SOA Myth and Mystery
A few home-truths toward avoiding service oriented anarchy
Tags: architecture , development , governance
Update of original essay from May 14, 2007.
Service-orientation is a good, but old, idea and the benefits it heralds are great indeed. Like all bandwagons that have come before, it’s attracted more than its fair share of misinformation, consultant-speak, and myth. Search for the one true definition on Google and you’ll find plenty, walk into any corporate strategy meeting and they’ll be working themselves up into a frenzy over it, ask a consultant for advice on it and they’ll look surprised that you aren’t already doing it. SOA is the must-have accessory for software success.
I’ve now “done” SOA for four different organisations. In the early days there was a lot more debate about its relevance and usefulness, yet now it seems everybody is an expert. But where are the success stories? How come businesses aren’t talking about it more? As one recent post asked:
If SOA is about the business, why hasn’t it ever been mentioned in Fortune magazine?
Here’s what I hope is a useful summary of the state of the art. My best advice, from bitter experience, is this: take your time to get it right, your success measures will be specific to you, and set by your customers, not vendors or consultants. Be open to the idea that you may not even need it, and don’t lose focus on the many other spinning plates that make up a ‘good architecture’.
A Quick SOA History
The momentum behind what’s now called the Service Oriented Architecture (SOA) arose from frustrations with Enterprise Application Integration (EAI), although the basic idea of SOA has been around much longer. EAI, which become popular in the late 1990s, centred on creating ‘adaptors’ to bridge the gaps between a central message bus and the various connected enterprise applications and data stores. The EAI promise of loose coupling (an important architectural concept that means changes in one area do not require changes elsewhere) was somewhat watered down by the complexity of code required to manage individual adaptors, and the proliferation of adaptors across the IT landscape.

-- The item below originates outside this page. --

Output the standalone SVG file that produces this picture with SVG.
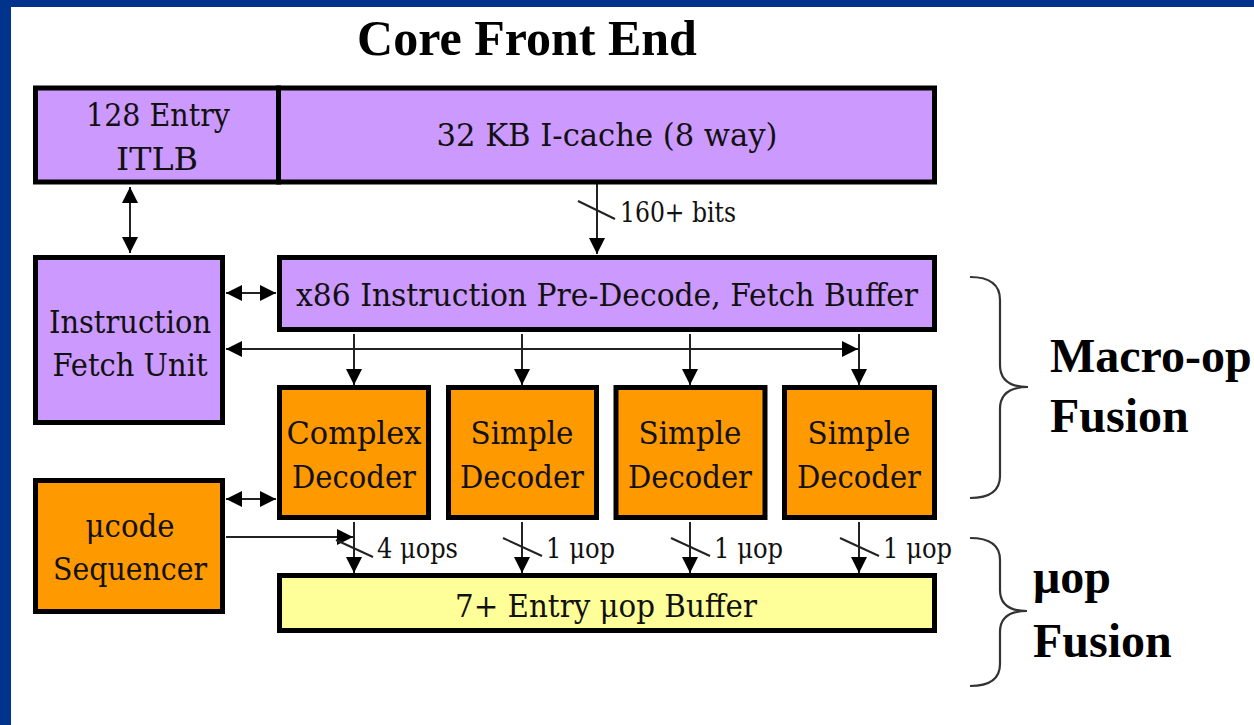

SOA takes a different approach, suggesting that rather than pass data back and forth across a central integration zone through adaptors, each application (or applications) should provide ‘services’ to the rest of the world. These services should be made available to other applications in a way that loosely-couples the consumer and provider of the service.
The industry excitement about SOA is driven by the fact that services are intended to be business-aligned, so not only should it address some of the integration issues uncovered by large-scale EAI projects, it should also bring the business and IT closer together. That’s important because the more parity there is between the business and software operating models, the less likely it is that small business changes will require expensive and time consuming changes to the supporting software.
No specific software is required to deploy an SOA, it’s a design concept not a product, but certainly the software that underpins it must support the creation of services, a repository to manage them, a registry for other applications to find them, and a mechanism for service consumers and providers to exchange business information.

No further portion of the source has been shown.